From the start, Saujani’s mission was to do more than just teach coding; her larger aim is to empower young women to be leaders.

Things came together quickly. After Saujani thought up the program’s name, she bought the domain on GoDaddy and asked a friend, Brian O’Kelley of AppNexus, if she could borrow a conference room to host her first class of girls. It was 2012, and with the help of some incentives (a $50 stipend and free pizza), the class drew 20 students. Word spread. A few months later, Facebook COO Sheryl Sandberg offered her help and by the following summer, the company was hosting classes on its Menlo Park, Calif., campus.

Girls Who Code was gathering steam, but it was a second political loss (this time, the 2013 race for public advocate) that would truly see it take off.
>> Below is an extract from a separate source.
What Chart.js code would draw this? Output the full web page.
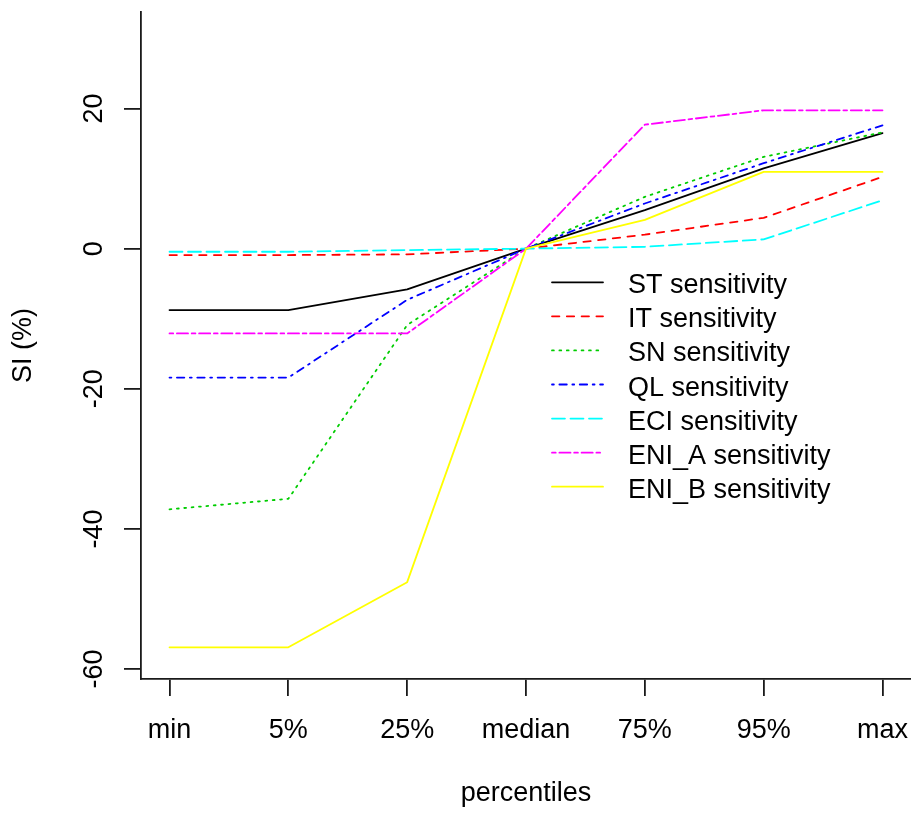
<!DOCTYPE html>
<html>
<head>
<meta charset="utf-8">
<script src="https://cdn.jsdelivr.net/npm/chart.js@4.4.1/dist/chart.umd.min.js"></script>
<style>
  html, body { margin: 0; padding: 0; background: #ffffff; }
  #wrap { width: 911px; height: 815px; }
</style>
</head>
<body>
<div id="wrap"><canvas id="c" width="911" height="815"></canvas></div>
<script>
// ---- data ----
const categories = ["min", "5%", "25%", "median", "75%", "95%", "max"];
const yTicks = [-60, -40, -20, 0, 20];
const seriesNames = ["ST sensitivity", "IT sensitivity", "SN sensitivity", "QL sensitivity",
                     "ECI sensitivity", "ENI_A sensitivity", "ENI_B sensitivity"];
const stValues   = [-8.76, -8.76, -5.8, 0, 5.5, 11.45, 16.5];
const itValues   = [-0.91, -0.91, -0.81, 0, 2.0, 4.4, 10.25];
const snValues   = [-37.2, -35.7, -10.9, 0, 7.4, 13.1, 16.6];
const qlValues   = [-18.4, -18.4, -7.3, 0, 6.45, 12.2, 17.6];
const eciValues  = [-0.44, -0.44, -0.2, 0, 0.27, 1.33, 6.9];
const eniAValues = [-12.1, -12.1, -12.1, 0, 17.7, 19.75, 19.75];
const eniBValues = [-56.9, -56.9, -47.6, 0, 4.1, 10.95, 10.95];

const allValues = [stValues, itValues, snValues, qlValues, eciValues, eniAValues, eniBValues];
const colors = ["#000000", "#FF0000", "#00CD00", "#0000FF", "#00FFFF", "#FF00FF", "#FFFF00"];
const k = 1.85;
const dashes = [[], [4*k, 4*k], [1*k, 3*k], [1*k, 3*k, 4*k, 3*k], [7*k, 3*k], [2*k, 2*k, 6*k, 2*k], []];
const LW = 1.8;

const FONT = '"Liberation Sans", Arial, sans-serif';
const FS = 27;
const AXIS_COLOR = '#1a1a1a';

const datasets = allValues.map((vals, i) => ({
  label: seriesNames[i],
  data: vals.map((v, j) => ({ x: j, y: v })),
  borderColor: colors[i],
  backgroundColor: colors[i],
  borderWidth: LW,
  borderDash: dashes[i],
  borderCapStyle: 'round',
  borderJoinStyle: 'round',
  pointRadius: 0,
  tension: 0,
  fill: false,
  order: allValues.length - i
}));

function zeroPad(s) {
  s.paddingTop = 0; s.paddingBottom = 0; s.paddingLeft = 0; s.paddingRight = 0;
}

const overlayPlugin = {
  id: 'overlay',
  afterDraw(chart) {
    const ctx = chart.ctx;
    const ys = chart.scales.y;
    ctx.save();
    ctx.fillStyle = '#000';
    ctx.font = FS + 'px ' + FONT;
    // rotated y tick labels (R style)
    yTicks.forEach(v => {
      const py = ys.getPixelForValue(v);
      ctx.save();
      ctx.translate(101.5, py);
      ctx.rotate(-Math.PI / 2);
      ctx.textAlign = 'center';
      ctx.textBaseline = 'alphabetic';
      ctx.fillText(String(v), 0, 0);
      ctx.restore();
    });
    // legend (no box)
    const x0 = 552, x1 = 603, tx = 628, top = 282.3, step = 34.07;
    chart.data.datasets.forEach((ds, i) => {
      const ry = top + i * step;
      ctx.save();
      ctx.strokeStyle = ds.borderColor;
      ctx.lineWidth = ds.borderWidth;
      ctx.lineCap = 'round';
      ctx.setLineDash(ds.borderDash);
      ctx.beginPath();
      ctx.moveTo(x0, ry);
      ctx.lineTo(x1, ry);
      ctx.stroke();
      ctx.restore();
      ctx.textAlign = 'left';
      ctx.textBaseline = 'alphabetic';
      ctx.fillText(ds.label, tx, ry + 11);
    });
    ctx.restore();
  }
};

new Chart(document.getElementById('c'), {
  type: 'line',
  data: { datasets },
  options: {
    responsive: false,
    animation: false,
    devicePixelRatio: 1,
    layout: { padding: { top: 12, right: 0, left: 0, bottom: 0 } },
    plugins: { legend: { display: false }, tooltip: { enabled: false } },
    scales: {
      x: {
        type: 'linear',
        min: -0.24,
        max: 6.24,
        afterBuildTicks: (s) => { s.ticks = categories.map((c, i) => ({ value: i })); },
        afterFit: (s) => { s.height = 136; zeroPad(s); },
        ticks: {
          autoSkip: false, maxRotation: 0, minRotation: 0,
          padding: 18,
          color: '#000',
          font: { family: FONT, size: FS },
          callback: (v) => categories[v]
        },
        grid: { display: true, drawOnChartArea: false, drawTicks: true, tickLength: 17,
                color: AXIS_COLOR, lineWidth: 1.8 },
        border: { display: true, color: AXIS_COLOR, width: 1.8 },
        title: { display: true, text: 'percentiles', color: '#000',
                 font: { family: FONT, size: FS }, padding: { top: 0, bottom: 5.2 } }
      },
      y: {
        type: 'linear',
        min: -61.42,
        max: 33.78,
        afterBuildTicks: (s) => { s.ticks = yTicks.map(v => ({ value: v })); },
        afterFit: (s) => { s.width = 141; zeroPad(s); },
        ticks: { color: 'rgba(0,0,0,0)', font: { family: FONT, size: FS } },
        grid: { display: true, drawOnChartArea: false, drawTicks: true, tickLength: 17,
                color: AXIS_COLOR, lineWidth: 1.8 },
        border: { display: true, color: AXIS_COLOR, width: 1.8 },
        title: { display: true, text: 'SI (%)', color: '#000',
                 font: { family: FONT, size: FS }, padding: { top: 7.4, bottom: 0 } }
      }
    }
  },
  plugins: [overlayPlugin]
});
</script>
</body>
</html>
Campaigning had made Saujani both comfortable and skilled at asking for money, and now she began approaching the likes of GM, Google and Twitter, successfully securing classroom space—and funding.
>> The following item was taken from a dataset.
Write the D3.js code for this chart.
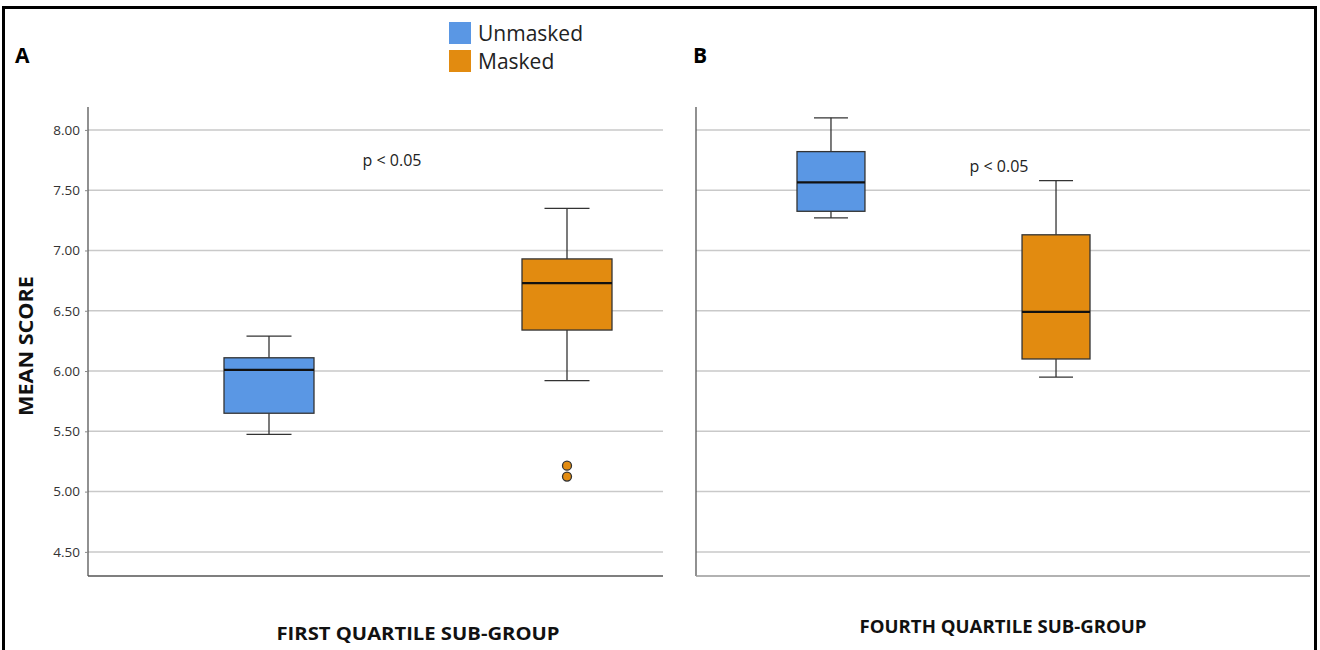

In fact, much of Girls Who Code’s growth—and, with it, its ability to teach programming skills to more girls—has been driven by strategic partnerships, which not only furnish the nonprofit with working capital (in 2017, Uber pledged $1.2 million over three years), but also harness the feel-good power of the group’s mission in branded messaging. In April, for example, GoverGirl made a $50,000 donation to Girls Who Code, and also produced a short video showing young women putting on makeup while tapping on their laptops and discussing the algorithm they’d just built.
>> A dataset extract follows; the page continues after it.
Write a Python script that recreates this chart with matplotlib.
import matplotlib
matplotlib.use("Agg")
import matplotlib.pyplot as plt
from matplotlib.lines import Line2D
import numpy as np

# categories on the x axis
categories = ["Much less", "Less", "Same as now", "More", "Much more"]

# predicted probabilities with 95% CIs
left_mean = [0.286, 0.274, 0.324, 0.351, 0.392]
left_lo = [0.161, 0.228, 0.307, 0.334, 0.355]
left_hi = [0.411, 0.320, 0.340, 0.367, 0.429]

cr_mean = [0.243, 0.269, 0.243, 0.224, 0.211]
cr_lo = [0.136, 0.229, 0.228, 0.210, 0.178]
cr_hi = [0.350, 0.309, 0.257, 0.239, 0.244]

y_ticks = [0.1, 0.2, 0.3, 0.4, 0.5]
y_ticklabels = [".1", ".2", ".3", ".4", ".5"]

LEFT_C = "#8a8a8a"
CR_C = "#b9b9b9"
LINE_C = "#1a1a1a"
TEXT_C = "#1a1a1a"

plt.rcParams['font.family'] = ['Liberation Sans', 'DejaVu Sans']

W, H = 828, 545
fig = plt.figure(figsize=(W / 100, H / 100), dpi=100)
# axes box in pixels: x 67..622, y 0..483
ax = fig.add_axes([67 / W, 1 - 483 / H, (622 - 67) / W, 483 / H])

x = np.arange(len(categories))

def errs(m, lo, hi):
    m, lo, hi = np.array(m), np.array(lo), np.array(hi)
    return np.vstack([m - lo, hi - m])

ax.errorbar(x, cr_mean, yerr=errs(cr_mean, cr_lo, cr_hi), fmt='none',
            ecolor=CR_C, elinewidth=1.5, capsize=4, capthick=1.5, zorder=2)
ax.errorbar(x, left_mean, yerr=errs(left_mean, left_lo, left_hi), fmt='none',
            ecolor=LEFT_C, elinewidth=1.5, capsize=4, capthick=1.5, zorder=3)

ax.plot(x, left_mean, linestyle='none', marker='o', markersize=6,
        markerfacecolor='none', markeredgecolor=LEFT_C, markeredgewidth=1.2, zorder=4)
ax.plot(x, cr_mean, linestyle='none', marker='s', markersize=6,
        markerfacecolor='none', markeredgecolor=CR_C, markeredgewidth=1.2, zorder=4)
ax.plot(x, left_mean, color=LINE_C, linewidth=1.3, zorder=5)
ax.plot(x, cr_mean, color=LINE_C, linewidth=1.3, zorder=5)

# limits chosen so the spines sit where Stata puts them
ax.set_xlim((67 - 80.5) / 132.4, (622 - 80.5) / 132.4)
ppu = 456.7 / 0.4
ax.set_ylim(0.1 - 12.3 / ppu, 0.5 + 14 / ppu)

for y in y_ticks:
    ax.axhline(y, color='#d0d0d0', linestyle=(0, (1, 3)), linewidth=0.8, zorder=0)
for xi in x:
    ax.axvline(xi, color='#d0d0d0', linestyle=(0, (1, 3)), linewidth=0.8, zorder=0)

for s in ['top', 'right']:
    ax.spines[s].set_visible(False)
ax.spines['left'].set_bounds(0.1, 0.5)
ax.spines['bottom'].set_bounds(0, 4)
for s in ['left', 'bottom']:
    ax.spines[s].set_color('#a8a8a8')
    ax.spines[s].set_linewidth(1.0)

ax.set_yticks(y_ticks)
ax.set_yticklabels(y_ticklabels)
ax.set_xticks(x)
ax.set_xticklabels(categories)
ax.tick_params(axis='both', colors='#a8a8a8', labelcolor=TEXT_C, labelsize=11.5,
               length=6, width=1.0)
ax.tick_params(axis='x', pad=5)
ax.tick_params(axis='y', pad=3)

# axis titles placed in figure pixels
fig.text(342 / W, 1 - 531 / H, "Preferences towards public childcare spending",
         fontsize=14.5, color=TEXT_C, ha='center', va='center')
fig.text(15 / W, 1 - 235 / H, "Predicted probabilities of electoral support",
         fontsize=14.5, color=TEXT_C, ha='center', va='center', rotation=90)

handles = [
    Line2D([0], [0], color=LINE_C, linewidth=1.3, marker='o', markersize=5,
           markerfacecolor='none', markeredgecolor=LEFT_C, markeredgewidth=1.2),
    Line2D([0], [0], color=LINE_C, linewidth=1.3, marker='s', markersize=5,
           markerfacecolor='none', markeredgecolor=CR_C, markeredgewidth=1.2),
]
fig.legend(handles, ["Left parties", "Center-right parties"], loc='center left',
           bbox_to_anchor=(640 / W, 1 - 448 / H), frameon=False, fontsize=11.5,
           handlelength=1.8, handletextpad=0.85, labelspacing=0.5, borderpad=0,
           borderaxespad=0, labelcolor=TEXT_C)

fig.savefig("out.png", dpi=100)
Some of the best marketing for Girls Who Code is photos of girls actually coding at the organization’s “clubs” across the country.

Girls Who Code

While the organization may be called Girls Who Code, it’s worth noting that Saujani herself isn’t a coder. She said that irony didn’t dawn on her until years into her tenure at the group’s helm and writing her first book, Girls Who Code: Learn to Code and Change the World. Writing code herself had never been Saujani’s purpose, she says; her ambition was to be the “hustler and disruptor”—the leader who gets things accomplished. To create the curriculum, Saujani enlisted the help of several Ph.D. candidates in computer science. As she explains, “I’ve always hired people who are smarter than me.”

Admirers of Girls Who Code would likely dispute that anyone’s intellect exceeds Saujani’s, but one point is beyond question: Thanks to the organization she began, thousands of young women have not only learned how to code, but they’re also now graduating from college, entering the tech sector and beginning to challenge the male hegemony that’s defined the computer field for generations.

This fall, Girls Who Code launched a multifaceted campaign that included a digital visual album featuring songs, interviews and videos created by the program’s students, alumnae and supporters (including former Planned Parenthood president Cecile Richards). International expansion is also on the near-term agenda.

The group’s visual album, Sisterhood, features stories and spoken-word performances from the girls themselves, who relate what it’s like to learn new skills and create social change.

But beyond the growth statistics and increased international presence, Girls Who Code has given its thousands of alumnae and current students something that simply hadn’t existed before—a safe and nurturing space in which to take their first steps into the world of computer science. For founding class member Diana Kris Navarro, who’s now a software engineer at Tumblr, Girls Who Code was a singular alternative to the hypercompetitive environment of her high school’s computer science classroom, a place where, as one of the few girls, she always felt inexperienced and alone.

“What really changed was having this network of women who made me feel like it was OK to fail,” Navarro says. “Before, I felt like you couldn’t fail in CS. Everybody was perfect and knew how to code, and if you didn’t fit into that stereotype, then you wouldn’t be good at computer science.”

Worrying that she didn’t measure up and feeling like she wasn’t allowed to make mistakes became a point of connection with Saujani, especially when she opened up about her own experiences on the campaign trail. In contrast, the Girls Who Code classroom fostered an environment where students realized that messing up was part of growing up.